— START Source material —

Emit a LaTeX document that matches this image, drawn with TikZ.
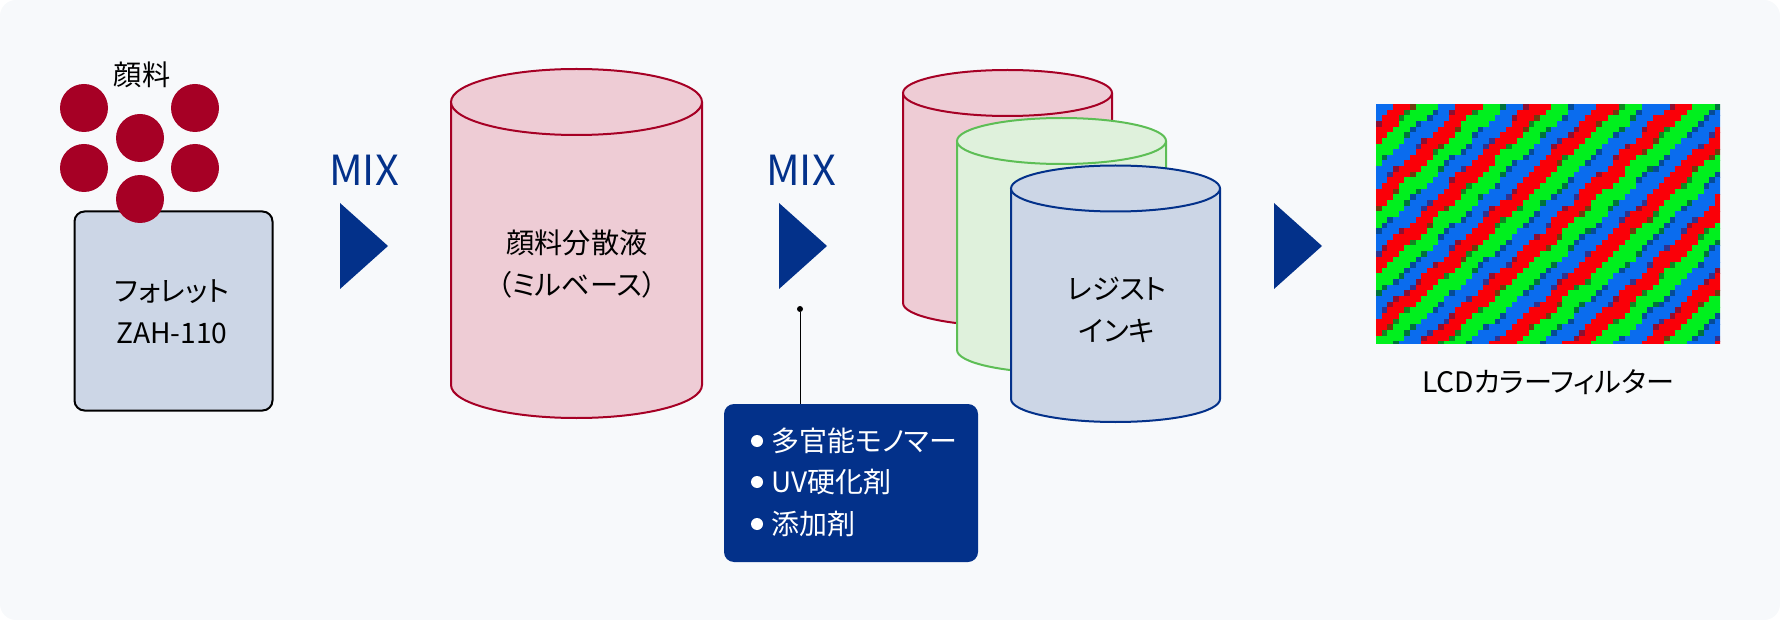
\documentclass[tikz,border=0pt]{standalone}
\usepackage{fontspec}
\setmainfont{Noto Sans CJK JP}[RawFeature=+palt]
\definecolor{fondo}{HTML}{F7F9FB}
\definecolor{marino}{HTML}{03318A}
\definecolor{granate}{HTML}{A60025}
\definecolor{rosado}{HTML}{EECCD5}
\definecolor{verde}{HTML}{5DBE55}
\definecolor{verdeclaro}{HTML}{DFF1DC}
\definecolor{azulclaro}{HTML}{CCD6E6}
\definecolor{pixrojo}{HTML}{FA0008}
\definecolor{pixverde}{HTML}{00F01E}
\definecolor{pixazul}{HTML}{0A6CEE}
\definecolor{pixa}{RGB}{50,50,140}
\definecolor{pixb}{RGB}{140,15,50}
\definecolor{pixc}{RGB}{110,60,15}
\definecolor{pixd}{RGB}{15,135,35}
\definecolor{pixe}{RGB}{0,115,60}
\definecolor{pixf}{RGB}{5,75,150}
\tikzset{
	rotulo/.style={align=center, font=\fontsize{28.2}{42}\selectfont},
	mezcla/.style={text=marino, font=\fontsize{41.5}{41.5}\selectfont},
	particula/.style={circle, fill=granate, inner sep=0pt, minimum size=48pt},
	flecha/.style={fill=marino},
	vineta/.style={circle, fill=white, inner sep=0pt, minimum size=12pt},
	lista/.style={anchor=west, text=white, font=\fontsize{28}{28}\selectfont},
}
\begin{document}
\begin{tikzpicture}[x=1pt,y=-1pt]
		
		% Fondo
		\useasboundingbox (0,0) rectangle (1780,620);
		\fill[fondo, rounded corners=16pt] (0,0) rectangle (1780,620);
		
		% Pellet y particulas de pigmento
		\node[draw=black, line width=2pt, fill=azulclaro, rounded corners=10pt, minimum width=198pt, minimum height=199pt, inner sep=0pt] (pellet) at (173.5,311) {};
		\node[rotulo] (pelletrot) at (172,312) {フォレット\\ZAH-110};
		\foreach \x/\y [count=\i] in {84/108,195/108,84/168,195/168,140/138,140/199} {
			\node[particula] (p\i) at (\x,\y) {};
		}
		\node[rotulo] (pigmento) at (142,75) {顔料};
		
		% Textos MIX y triangulos
		\node[mezcla] (mix1) at (364,170) {MIX};
		\node[mezcla] (mix2) at (801,170) {MIX};
		\foreach \x in {340,779,1274} {
			\fill[flecha] (\x,203) -- (\x+48,246) -- (\x,289) -- cycle;
		}
		
		% Depositos
		\foreach \x/\y/\rx/\ry/\alto/\borde/\relleno in {
			576.5/102/125.5/33/283/granate/rosado,
			1007.5/93/104.5/23/210/granate/rosado,
			1061.5/141/104.5/23/209/verde/verdeclaro,
			1115.5/188.5/104.5/23/210.5/marino/azulclaro} {
			\draw[draw=\borde, fill=\relleno, line width=2pt] (\x-\rx,\y) -- (\x-\rx,\y+\alto)
				arc[start angle=180, end angle=0, x radius=\rx, y radius=\ry] -- (\x+\rx,\y);
			\draw[draw=\borde, fill=\relleno, line width=2pt] (\x,\y) ellipse [x radius=\rx, y radius=\ry];
		}
		\node[rotulo] (base) at (577,264) {顔料分散液\\（ミルベース）};
		\node[rotulo] (tinta) at (1117,310) {レジスト\\インキ};
		
		% Aditivos
		\node[fill=marino, rounded corners=10pt, minimum width=254pt, minimum height=158pt, inner sep=0pt] (aditivos) at (851,483) {};
		\node[circle, fill=black, inner sep=0pt, minimum size=6pt] (punto) at (800,309) {};
		\draw[line width=1pt] (punto) -- (punto |- aditivos.north);
		\foreach \y/\t [count=\i] in {441/多官能モノマー,482/UV硬化剤,524/添加剤} {
			\node[vineta] (v\i) at (757,\y) {};
			\node[lista] (l\i) at (768,\y) {\t};
		}
		
		% Filtro de color
		\begin{scope}
			\clip (1376,104) rectangle (1720,343);
			\foreach \c in {0,...,60} {
				\foreach \f in {0,...,42} {
					\pgfmathsetmacro{\fase}{mod(0.1+\c/12.4+\f/11.8+0.06*sin(\c*3+\f*2)+0.04*sin(\c*2-\f*5)+0.03*sin(\c*33-\f*31)+0.015*sin(\c*131+\f*97)+1,1)}
					\pgfmathsetmacro{\tono}{\fase<0.29 ? "pixazul" : (\fase<0.305 ? "pixa" : (\fase<0.32 ? "pixb" : (\fase<0.61 ? "pixrojo" : (\fase<0.625 ? "pixc" : (\fase<0.64 ? "pixd" : (\fase<0.95 ? "pixverde" : (\fase<0.965 ? "pixe" : "pixf")))))))}
					\fill[\tono] (1376+\c*5.65,104+\f*5.65) rectangle +(6,6);
				}
			}
		\end{scope}
		\node[rotulo] (filtrorot) at (1548,382) {LCDカラーフィルター};
		
\end{tikzpicture}
\end{document}
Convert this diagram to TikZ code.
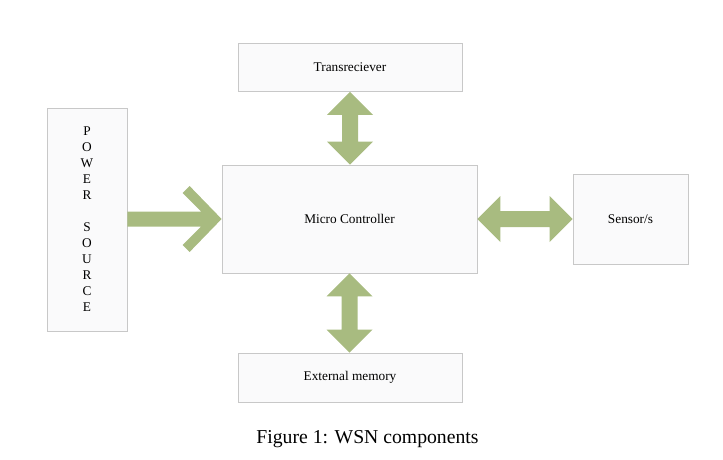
\documentclass[tikz,border=0pt]{standalone}
\usepackage{fontspec}
\setmainfont{Liberation Serif}
\usetikzlibrary{calc}
\definecolor{boxline}{HTML}{C8C8C8}
\definecolor{boxfill}{HTML}{FAFAFB}
\definecolor{arrowgreen}{HTML}{A8BB80}

\begin{document}
\begin{tikzpicture}[
  x=1pt,
  y=-1pt,
  every node/.style={font=\fontsize{13.3}{16}\selectfont, black},
  block/.style={draw=boxline, fill=boxfill, line width=0.8pt, inner sep=0pt},
  vblock/.style={fill=arrowgreen, to path={
    let \p1=(\tikztostart), \p2=(\tikztotarget) in
    (\x1,\y1) -- (\x1+23pt,\y1-23pt) -- (\x1+8pt,\y1-23pt) -- (\x1+8pt,\y2+23pt)
    -- (\x1+23pt,\y2+23pt) -- (\x1,\y2) -- (\x1-23pt,\y2+23pt) -- (\x1-8pt,\y2+23pt)
    -- (\x1-8pt,\y1-23pt) -- (\x1-23pt,\y1-23pt) -- cycle}},
  hblock/.style={fill=arrowgreen, to path={
    let \p1=(\tikztostart), \p2=(\tikztotarget) in
    (\x1,\y1) -- (\x1+23pt,\y1+23pt) -- (\x1+23pt,\y1+8pt) -- (\x2-23pt,\y1+8pt)
    -- (\x2-23pt,\y1+23pt) -- (\x2,\y1) -- (\x2-23pt,\y1-23pt) -- (\x2-23pt,\y1-8pt)
    -- (\x1+23pt,\y1-8pt) -- (\x1+23pt,\y1-23pt) -- cycle}},
  lineblock/.style={fill=arrowgreen, to path={
    let \p1=(\tikztostart), \p2=(\tikztotarget) in
    (\x1,\y1+7.5pt) -- (\x2-20.5pt,\y1+7.5pt) -- (\x2-39pt,\y1+26pt)
    -- (\x2-32pt,\y1+33pt) -- (\x2,\y1) -- (\x2-32pt,\y1-33pt)
    -- (\x2-39pt,\y1-26pt) -- (\x2-20.5pt,\y1-7.5pt) -- (\x1,\y1-7.5pt) -- cycle}}
]
  % ---- page frame ----
  \useasboundingbox (0,0) rectangle (723,460);

  % ---- blocks ----
  \node[block, minimum width=224, minimum height=48] (trx) at (350,67.5) {Transreciever};
  \node[block, minimum width=255, minimum height=108] (mcu) at (349.5,219) {Micro Controller};
  \node[block, minimum width=224, minimum height=49] (mem) at (350,377.5) {External memory};
  \node[block, minimum width=115, minimum height=90] (sen) at (630.5,219) {Sensor/s};
  \node[block, minimum width=80, minimum height=223, align=center] (pwr) at (87,219.5)
    {P\\O\\W\\E\\R\\[16pt]S\\O\\U\\R\\C\\E};

  % ---- block arrows ----
  \path[vblock] (trx.south) to (mcu.north);
  \path[vblock] (mcu.south) to (mem.north);
  \path[hblock] (mcu.east) to (sen.west);
  \path[lineblock] (pwr.east |- mcu.west) to (mcu.west);

  % ---- caption ----
  \node[font=\fontsize{19.7}{23}\selectfont, anchor=base] (cap) at (367.5,443)
    {Figure 1: WSN components};
\end{tikzpicture}
\end{document}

— END Source material —

(Task instructions) Omit every picture, and please return the entries exactly from the first line through the line with "corners=16pt] (0,0) rectangle (1780,620);", both included.

(Result)
Emit a LaTeX document that matches this image, drawn with TikZ.
\documentclass[tikz,border=0pt]{standalone}
\usepackage{fontspec}
\setmainfont{Noto Sans CJK JP}[RawFeature=+palt]
\definecolor{fondo}{HTML}{F7F9FB}
\definecolor{marino}{HTML}{03318A}
\definecolor{granate}{HTML}{A60025}
\definecolor{rosado}{HTML}{EECCD5}
\definecolor{verde}{HTML}{5DBE55}
\definecolor{verdeclaro}{HTML}{DFF1DC}
\definecolor{azulclaro}{HTML}{CCD6E6}
\definecolor{pixrojo}{HTML}{FA0008}
\definecolor{pixverde}{HTML}{00F01E}
\definecolor{pixazul}{HTML}{0A6CEE}
\definecolor{pixa}{RGB}{50,50,140}
\definecolor{pixb}{RGB}{140,15,50}
\definecolor{pixc}{RGB}{110,60,15}
\definecolor{pixd}{RGB}{15,135,35}
\definecolor{pixe}{RGB}{0,115,60}
\definecolor{pixf}{RGB}{5,75,150}
\tikzset{
	rotulo/.style={align=center, font=\fontsize{28.2}{42}\selectfont},
	mezcla/.style={text=marino, font=\fontsize{41.5}{41.5}\selectfont},
	particula/.style={circle, fill=granate, inner sep=0pt, minimum size=48pt},
	flecha/.style={fill=marino},
	vineta/.style={circle, fill=white, inner sep=0pt, minimum size=12pt},
	lista/.style={anchor=west, text=white, font=\fontsize{28}{28}\selectfont},
}
\begin{document}
\begin{tikzpicture}[x=1pt,y=-1pt]
		
		% Fondo
		\useasboundingbox (0,0) rectangle (1780,620);
		\fill[fondo, rounded corners=16pt] (0,0) rectangle (1780,620);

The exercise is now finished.